VIA manages to achieve the best memory bandwidth numbers, which obviously is made possible by the new memory interface. Yet it does only win in five real-world benchmarks, staying closely behind the Intel 875P. In exchange, SiS dominates the encoding and rendering benchmarks like XMPEG and Lame. As this kind of benchmarks primarily requires a fast CPU, minimal changes to the clock speed can affect the performance. Indeed, the SiS board ran at 3210 MHz, while all other boards were almost exactly at 3200 MHz or even slightly below, leaving this advantage in the dust.
VIA goes the path of matching Intel in terms of performance and features, and at the same time offering their chipset at more attractive prices. The SiS655 is a further development to the SiS655, which did not have such a good start in spring this year. The SiS655FX, however, also is pretty close to the 875P in terms of performance. Regarding features, SiS definitely tried to stick to the real important ones: ECC is unimportant for home users and hardly anybody goes for more than one gigabyte of RAM today. Maybe VIA should think about building a cheap Xeon platform with the PT880? Here, support for more than 4 GB memory is better appreciated.

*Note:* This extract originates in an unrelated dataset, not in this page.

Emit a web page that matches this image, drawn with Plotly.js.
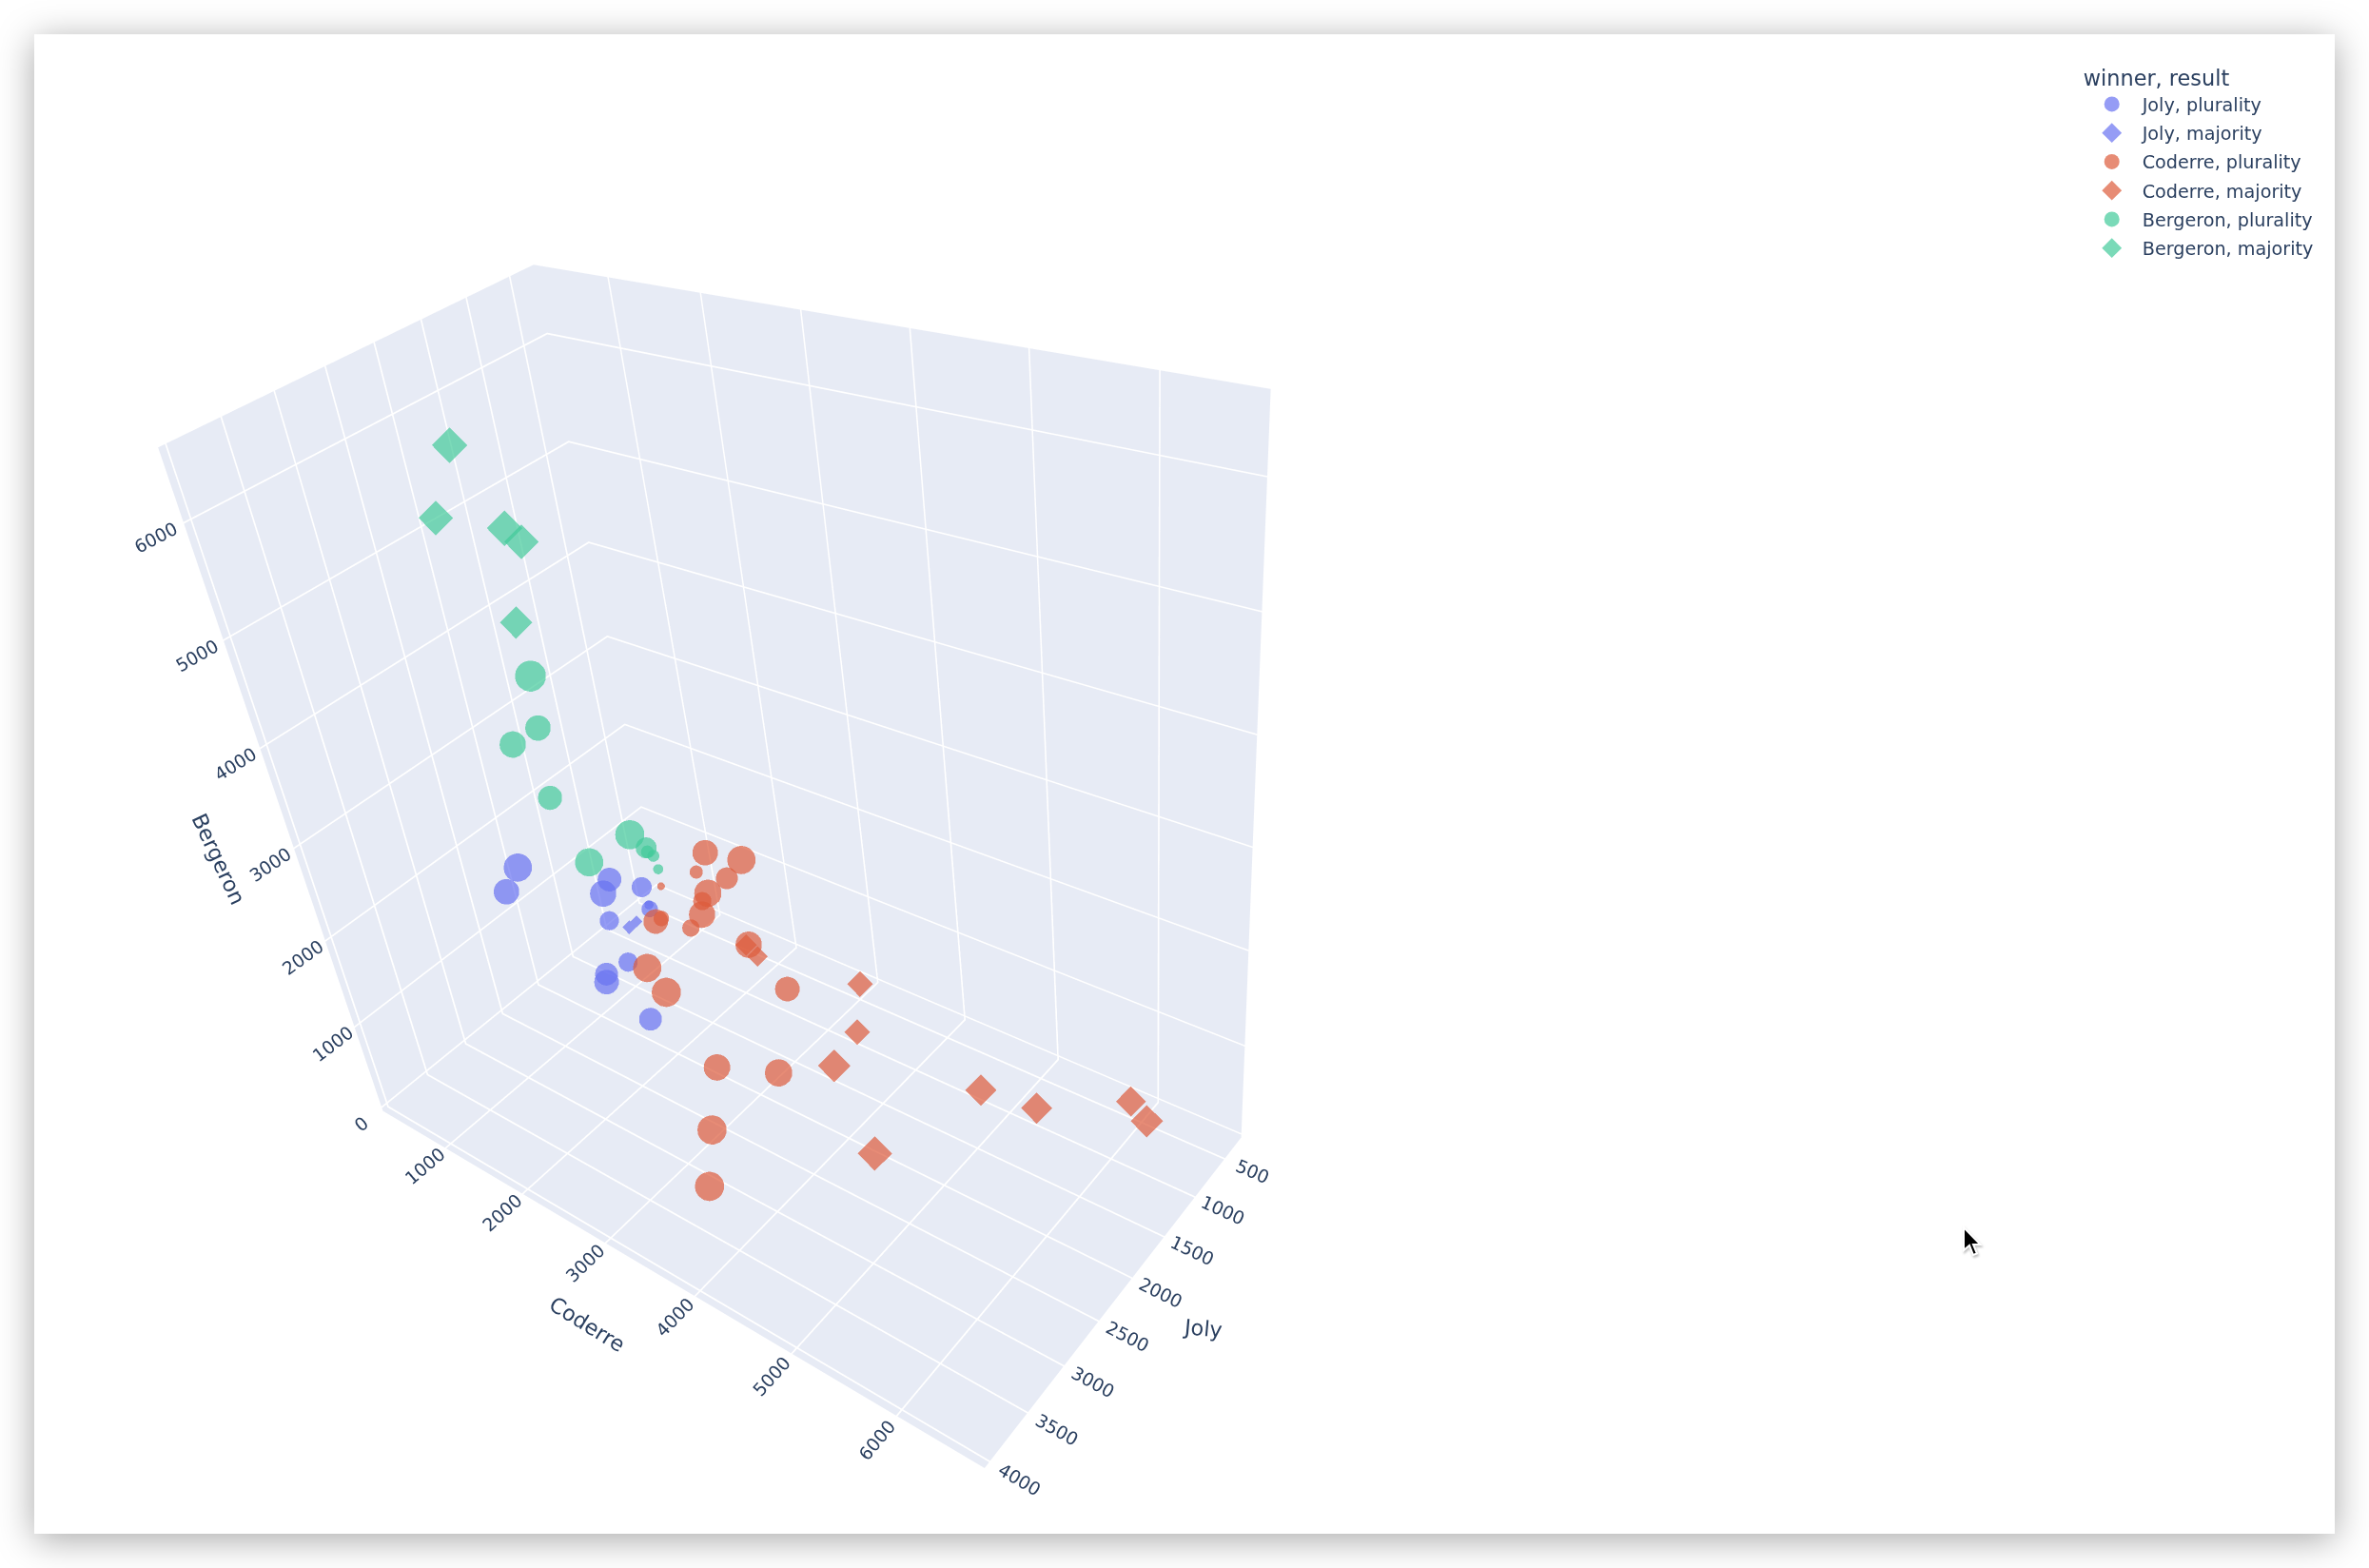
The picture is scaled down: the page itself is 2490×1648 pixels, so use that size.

In the end, we have almost a no-win situation. All three chipsets perform equally, while Intel has a very little advantage in terms of performance. VIA has it in terms of features and SiS in terms of price. However, success of will highly depend on the motherboard companies and on what chipset they want to rely on this time. If VIA sells cheap enough to push the 865PE and SiS apart for the Christmas business, they might even experience a comeback. If not, SiS has quite a chance to increase their market share in the high-performance desktop section, since the 655FX has no real disadvantages either.